Cuando llegó internet, muchos académicos comenzaron su celebración. Había llegado un medio de comunicación que iba a permitir una completa democratización, en la medida en que todo el mundo podría opinar con un altavoz propio, colaborar y ayudarse a escala global, compartir conocimiento y saber, etc. Este utopismo tecnológico tenía y tiene su parte de verdad. Pero, ay, también conocemos cada día su lado oscuro.
Efectivamente, Andy Warhol decía aquello de que, en el futuro, a todos nos corresponderían 15 minutos de fama, y lo cierto es que ese futuro está con nosotros desde hace años. Todos hablamos, todos participamos de algún modo en la conversación global, y nuestra opinión es potencialmente tan importante como la de cualquier experto o voz autorizada. Los expertos tradicionales son únicamente una voz más en un coro masivo y tremendamente polifónico.
Y eso, que cuenta con muchos aspectos positivos, tiene también demasiados de distopía.
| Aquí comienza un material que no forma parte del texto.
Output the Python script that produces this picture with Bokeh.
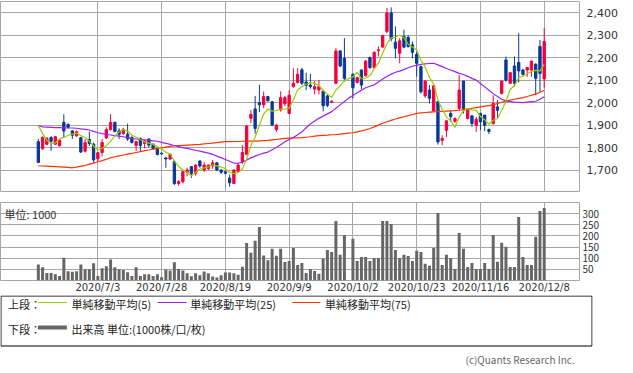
import numpy as np
import pandas as pd
from bokeh.plotting import figure
from bokeh.layouts import column
from bokeh.models import FixedTicker, ColumnDataSource, Label, NumeralTickFormatter, Range1d
from bokeh.embed import file_html
from bokeh.resources import INLINE

# ---- data: trading days 2020/6/15 .. 2020/12/8 (index 73 = 2020/10/1, TSE halt) ----
tick_pos = [14, 29, 44, 59, 74, 89, 104, 119]
tick_labels = ["2020/7/3", "2020/7/28", "2020/8/19", "2020/9/9",
               "2020/10/2", "2020/10/23", "2020/11/16", "2020/12/8"]
price_ticks = [1700, 1800, 1900, 2000, 2100, 2200, 2300, 2400]
volume_ticks = [50, 100, 150, 200, 250, 300]

open_ = [1826, 1795, 1815, 1845, 1815, 1808, 1912, 1903, 1874, 1852,
         1844, 1784, 1836, 1815, 1750, 1778, 1843, 1880, 1912, 1874,
         1862, 1859, 1845, 1809, 1841, 1818, 1838, 1815, 1796, 1775,
         1754, 1749, 1737, 1640, 1648, 1690, 1715, 1685, 1740, 1700,
         1707, 1718, 1732, 1700, 1692, 1664, 1640, 1694, 1737, 1770,
         1930, 1972, 2000, 1990, 2027, 2004, 1880, 1967, 1995, 1952,
         2071, 2090, 2146, 2092, 2078, 2060, 2056, 2051, 2030, 2001,
         2086, 2230, 2197, None, 2126, 2090, 2145, 2120, 2200, 2156,
         2232, 2247, 2317, 2399, 2269, 2220, 2294, 2290, 2257, 2215,
         2160, 2030, 2056, 1963, 2004, 1832, 1877, 1952, 1917, 1974,
         2096, 1929, 1941, 1899, 1952, 1944, 1880, 1907, 1981, 2041,
         2190, 2086, 2163, 2179, 2145, 2145, 2145, 2171, 2250, 2105]
high = [1838, 1850, 1845, 1850, 1852, 1836, 1948, 1908, 1878, 1876,
        1848, 1838, 1871, 1822, 1780, 1838, 1890, 1948, 1916, 1886,
        1888, 1906, 1850, 1830, 1844, 1835, 1842, 1818, 1800, 1778,
        1759, 1772, 1744, 1655, 1697, 1710, 1718, 1726, 1744, 1735,
        1725, 1745, 1735, 1705, 1698, 1680, 1703, 1728, 1810, 1900,
        1967, 2030, 2080, 2049, 2030, 2008, 1905, 2050, 2030, 2055,
        2153, 2153, 2155, 2133, 2128, 2096, 2100, 2053, 2036, 2010,
        2242, 2233, 2287, None, 2130, 2115, 2148, 2190, 2205, 2228,
        2250, 2302, 2421, 2424, 2339, 2287, 2324, 2300, 2272, 2227,
        2165, 2100, 2078, 2080, 2006, 1855, 1920, 1966, 1935, 2123,
        2096, 1975, 1945, 1937, 1955, 1947, 1885, 2033, 2011, 2097,
        2205, 2135, 2205, 2309, 2150, 2157, 2186, 2175, 2279, 2331]
low = [1732, 1790, 1810, 1785, 1812, 1805, 1843, 1885, 1838, 1848,
       1776, 1778, 1807, 1732, 1740, 1760, 1838, 1875, 1868, 1838,
       1856, 1830, 1818, 1784, 1785, 1796, 1800, 1790, 1765, 1768,
       1710, 1745, 1633, 1630, 1640, 1672, 1665, 1675, 1710, 1692,
       1700, 1705, 1695, 1683, 1680, 1626, 1638, 1690, 1727, 1765,
       1908, 1862, 1958, 1975, 2005, 1895, 1870, 1960, 1985, 1948,
       2066, 2085, 2078, 2055, 2062, 2036, 2036, 1962, 1980, 1998,
       2084, 2158, 2093, None, 2019, 2085, 2060, 2115, 2150, 2150,
       2205, 2245, 2309, 2272, 2197, 2175, 2242, 2245, 2197, 2115,
       2040, 2020, 1996, 1960, 1813, 1810, 1847, 1914, 1910, 1966,
       1952, 1925, 1892, 1870, 1877, 1873, 1860, 1902, 1929, 2036,
       2093, 2083, 2071, 2090, 2120, 2115, 2115, 2033, 2048, 2066]
close = [1734, 1845, 1842, 1828, 1848, 1833, 1874, 1890, 1855, 1870,
         1780, 1822, 1818, 1745, 1777, 1822, 1880, 1912, 1872, 1859,
         1882, 1838, 1823, 1826, 1809, 1829, 1811, 1796, 1769, 1772,
         1749, 1770, 1640, 1648, 1692, 1700, 1685, 1722, 1718, 1722,
         1722, 1732, 1700, 1690, 1686, 1643, 1700, 1722, 1778, 1896,
         1948, 1885, 1990, 2027, 2008, 1900, 1900, 2022, 2022, 2033,
         2086, 2126, 2086, 2077, 2071, 2071, 2071, 1986, 1988, 2006,
         2230, 2163, 2108, None, 2066, 2111, 2078, 2185, 2156, 2224,
         2235, 2299, 2399, 2284, 2242, 2275, 2247, 2250, 2224, 2175,
         2048, 2096, 2019, 2075, 1825, 1840, 1919, 1937, 1929, 2056,
         1974, 1971, 1907, 1926, 1914, 1899, 1872, 1996, 1966, 2096,
         2100, 2133, 2086, 2141, 2126, 2156, 2185, 2108, 2130, 2272]
# closes of the 4 sessions before 6/15 (needed for the 5-day average)
pre_close = [2015, 1992, 1898, 1846]

volume = [72, 60, 34, 34, 28, 20, 102, 42, 39, 42,
          72, 50, 50, 77, 20, 55, 64, 94, 60, 50,
          47, 37, 20, 60, 20, 28, 28, 20, 28, 15,
          49, 45, 82, 52, 45, 32, 19, 32, 23, 40,
          32, 18, 13, 23, 36, 36, 32, 26, 62, 168,
          125, 178, 240, 112, 91, 143, 111, 143, 83, 88,
          146, 70, 78, 34, 52, 43, 30, 99, 137, 128,
          267, 115, 204, None, 187, 88, 106, 106, 88, 101,
          101, 267, 267, 254, 137, 101, 115, 110, 88, 133,
          128, 75, 66, 146, 303, 70, 115, 101, 52, 213,
          142, 61, 79, 52, 52, 79, 52, 204, 84, 169,
          151, 61, 61, 285, 106, 70, 70, 196, 312, 325]

ma25 = [1897, 1892, 1891, 1890, 1889, 1889, 1888, 1887, 1887, 1886,
        1883, 1881, 1878, 1872, 1866, 1862, 1859, 1856, 1853, 1851,
        1848, 1844, 1840, 1838, 1836, 1834, 1832, 1830, 1828, 1823,
        1819, 1814, 1808, 1804, 1800, 1796, 1792, 1788, 1784, 1780,
        1775, 1770, 1762, 1755, 1747, 1739, 1731, 1730, 1735, 1745,
        1754, 1762, 1769, 1775, 1780, 1790, 1800, 1813, 1826, 1836,
        1845, 1857, 1870, 1888, 1905, 1918, 1930, 1940, 1950, 1960,
        1975, 1990, 2005, 2020, 2032, 2044, 2055, 2066, 2073, 2079,
        2092, 2105, 2116, 2127, 2135, 2140, 2147, 2155, 2162, 2166,
        2170, 2172, 2174, 2175, 2168, 2160, 2152, 2145, 2138, 2130,
        2125, 2117, 2108, 2100, 2085, 2070, 2055, 2040, 2027, 2015,
        2008, 2004, 2002, 2001, 2000, 2002, 2004, 2006, 2015, 2026]
ma75 = [1719, 1718, 1717, 1716, 1715, 1714, 1713, 1712, 1710, 1713,
        1717, 1720, 1726, 1731, 1737, 1742, 1748, 1754, 1759, 1763,
        1767, 1771, 1774, 1778, 1782, 1786, 1789, 1793, 1796, 1799,
        1802, 1805, 1808, 1809, 1810, 1811, 1812, 1813, 1814, 1816,
        1818, 1820, 1822, 1824, 1826, 1826, 1827, 1827, 1828, 1828,
        1829, 1829, 1830, 1831, 1832, 1834, 1836, 1839, 1841, 1842,
        1843, 1843, 1844, 1846, 1848, 1851, 1853, 1854, 1855, 1857,
        1858, 1860, 1862, 1864, 1866, 1870, 1874, 1879, 1885, 1892,
        1900, 1908, 1915, 1921, 1927, 1932, 1937, 1942, 1947, 1952,
        1954, 1956, 1958, 1959, 1960, 1961, 1962, 1963, 1964, 1966,
        1969, 1972, 1975, 1978, 1981, 1984, 1987, 1990, 1996, 2001,
        2007, 2011, 2015, 2019, 2022, 2027, 2033, 2038, 2046, 2054]

# ---- styling ----
RED = "#f5003d"
BLUE = "#0a3897"
GRID = "#a6a6a6"
C_MA5 = "#99cc00"
C_MA25 = "#a020f0"
C_MA75 = "#ff3300"
JP = "Noto Sans CJK JP"

n = len(close)
idx = np.arange(n)
df = pd.DataFrame({"x": idx, "o": open_, "h": high, "l": low, "c": close,
                   "v": volume}, dtype=float)
df["x"] = idx
cand = df.dropna(subset=["c"]).copy()
cand["top"] = cand[["o", "c"]].max(axis=1)
cand["bottom"] = cand[["o", "c"]].min(axis=1)
cand["color"] = np.where(cand["c"] >= cand["o"], RED, BLUE)
src = ColumnDataSource(cand)

# 5-day simple moving average from the closes (skipping the halted day)
allc = pd.Series(pre_close + close, dtype=float)
ma5_all = allc.dropna().rolling(5).mean().reindex(allc.index)
ma5 = ma5_all.values[len(pre_close):]
m5 = ~np.isnan(ma5)

XR = Range1d(-8.9, 127.3)
FW = 579


def no_ticks(ax):
    ax.axis_line_color = None
    ax.major_tick_line_color = None
    ax.minor_tick_line_color = None
    ax.major_tick_out = 0
    ax.major_tick_in = 0
    ax.minor_tick_out = 0
    ax.minor_tick_in = 0


# ---- price panel ----
p = figure(frame_width=FW, frame_height=191, x_range=XR, y_range=Range1d(1600, 2450),
           y_axis_location="right", toolbar_location=None, output_backend="svg",
           min_border_left=0, min_border_top=1, min_border_bottom=0, min_border_right=0)
p.xaxis.visible = False
p.xgrid.ticker = FixedTicker(ticks=tick_pos)
p.ygrid.ticker = FixedTicker(ticks=price_ticks)
p.yaxis.ticker = FixedTicker(ticks=price_ticks)
p.yaxis.formatter = NumeralTickFormatter(format="0,0")
no_ticks(p.yaxis[0])
p.yaxis.major_label_standoff = 7
p.yaxis.major_label_text_font = "DejaVu Sans"
p.yaxis.major_label_text_font_size = "11px"
p.yaxis.major_label_text_color = "#333333"
p.grid.grid_line_color = GRID
p.grid.grid_line_width = 1
p.outline_line_color = GRID
p.outline_line_width = 1

p.segment(x0="x", y0="h", x1="x", y1="l", source=src, line_color="color", line_width=1)
p.vbar(x="x", width=0.55, top="top", bottom="bottom", source=src,
       fill_color="color", line_color="color", line_width=1)
p.line(idx, ma75, line_color=C_MA75, line_width=1.2)
p.line(idx, ma25, line_color=C_MA25, line_width=1.2)
p.line(idx[m5], ma5[m5], line_color=C_MA5, line_width=1.2)

# ---- volume panel ----
vol = df.dropna(subset=["v"])
vsrc = ColumnDataSource(vol)
v = figure(frame_width=FW, frame_height=78, x_range=XR, y_range=Range1d(0, 350),
           y_axis_location="right", toolbar_location=None, output_backend="svg",
           min_border_left=0, min_border_top=10, min_border_bottom=0, min_border_right=0)
v.vbar(x="x", width=0.7, top="v", bottom=0, source=vsrc,
       fill_color="#666666", line_color=None)
v.xaxis.ticker = FixedTicker(ticks=tick_pos)
v.xaxis.major_label_overrides = {t: s for t, s in zip(tick_pos, tick_labels)}
no_ticks(v.xaxis[0])
v.xaxis.major_label_standoff = 1
v.xaxis.major_label_text_font = "DejaVu Sans"
v.xaxis.major_label_text_font_size = "10px"
v.xaxis.major_label_text_color = "#333333"
v.yaxis.ticker = FixedTicker(ticks=volume_ticks)
no_ticks(v.yaxis[0])
v.yaxis.major_label_standoff = 3
v.yaxis.major_label_text_font = JP
v.yaxis.major_label_text_font_size = "10px"
v.yaxis.major_label_text_color = "#333333"
v.xgrid.ticker = FixedTicker(ticks=tick_pos)
v.ygrid.ticker = FixedTicker(ticks=volume_ticks)
v.grid.grid_line_color = GRID
v.outline_line_color = GRID
v.add_layout(Label(x=4, y=300, x_units="screen", y_units="data", text="単位: 1000",
                   text_font=JP, text_font_size="11px", text_color="#333333",
                   text_baseline="middle"))

# ---- legend box ----
LW, LH = 633, 84
lg = figure(width=LW, height=LH, x_range=Range1d(0, LW), y_range=Range1d(0, LH),
            toolbar_location=None, output_backend="svg", min_border=0)
lg.axis.visible = False
lg.grid.visible = False
lg.outline_line_color = None
lg.quad(left=[0.5], right=[LW - 0.5], top=[LH - 0.5], bottom=[LH - 50.5],
        fill_color=None, line_color="#000000", line_width=1)
row1 = LH - 8
row2 = LH - 33
lg.segment(x0=[40, 168, 312], y0=[row1 + 1] * 3, x1=[71, 199, 342], y1=[row1 + 1] * 3,
           line_color=[C_MA5, C_MA25, C_MA75], line_width=1.2)
lg.segment(x0=[40], y0=[row2 + 1], x1=[71], y1=[row2 + 1], line_color="#666666", line_width=4)
for x, y, t in [(8, row1, "上段："), (76, row1, "単純移動平均(5)"),
                (203, row1, "単純移動平均(25)"), (347, row1, "単純移動平均(75)"),
                (8, row2, "下段："), (76, row2, "出来高 単位:(1000株/口/枚)")]:
    lg.add_layout(Label(x=x, y=y, text=t, text_font=JP, text_font_size="11px",
                        text_color="#222222", text_baseline="middle"))
lg.add_layout(Label(x=614, y=LH - 64, text="(c)Quants Research Inc.", text_font=JP,
                    text_font_size="10px", text_color="#666666",
                    text_baseline="middle", text_align="right"))

layout = column(p, v, lg, spacing=0)
open("out.html", "w").write(file_html(layout, INLINE))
Porque si entramos cualquier día en Twitter y repasamos un poco las publicaciones, encontraremos a personas sin conocimiento médico alguno defendiendo supuestos efectos negativos de las vacunas, personas que viven a cientos de miles de kilómetros de Estados Unidos defendiendo que ha habido muchísimos votos fraudulentos sin tener la más mínima evidencia al respecto, personas que le discuten al director de una película lo que quiere decir tal o cual escena, y hasta personajes públicos intentando rebatir una ley básica de la aritmética.
En definitiva, se ha extendido un mantra bienintencionado que afirma que todas las opiniones valen lo mismo, que cada uno puede tener su propia opinión y todas tienen el mismo valor. Y esto, que es lógicamente válido para una preferencia política acorde a una ideología o para una predilección hacia los Beatles y los Stones acorde a un gusto musical, es terrorífico en aspectos de mayor complejidad.
Respecto al tema de las vacunas, por ejemplo, las encuestas dicen que más de la mitad de los españoles no quieren vacunarse de entrada, a expensas de observar los efectos en los demás. Todos los estudios de laboratorio y en animales, los ensayos clínicos con humanos, y las auditorías oficiales tienen menos peso que la percepción personal o la opinión de influencers antivacunas. Y, ojo, es lógico que no toda la población tenga conocimiento científico y muestre cierto grado de escepticismo. Lo que resulta chocante es que personas sin ese conocimiento científico adopten una actitud militante respecto a algo que desconocen, y que otras personas, a su vez, prefieran seguir a estas que a expertos con un conocimiento objetivo de la cuestión. Y así nos encontramos con un grave problema de salud pública en el horizonte, en el que podremos tener la solución a una situación terrible a escala global, pero una amplia parte de la población elegiría no adoptarla. Y no todos podemos saber de ensayos clínicos, pero sí podemos elegir a quién escuchar cuando se opina sobre ellos.
En definitiva, está genial que todas las personas puedan opinar sobre cualquier tema, por supuesto; pero está en las manos de esas mismas personas que ello no se convierta en una distopía. Porque, pese al dicho y la canción, no todo depende de según cómo se mire. Porque hay verdades objetivas y absolutas, y el relativismo en todos los aspectos solo conduce a que imperen los todólogos, que intentan ser referentes en cualquier cuestión pero, en realidad, solo son expertos en aprovecharse de la buena fe de los demás. En nuestras manos está saber elegir a quiénes escuchamos para formarnos una opinión en aquellos temas que se nos escapan.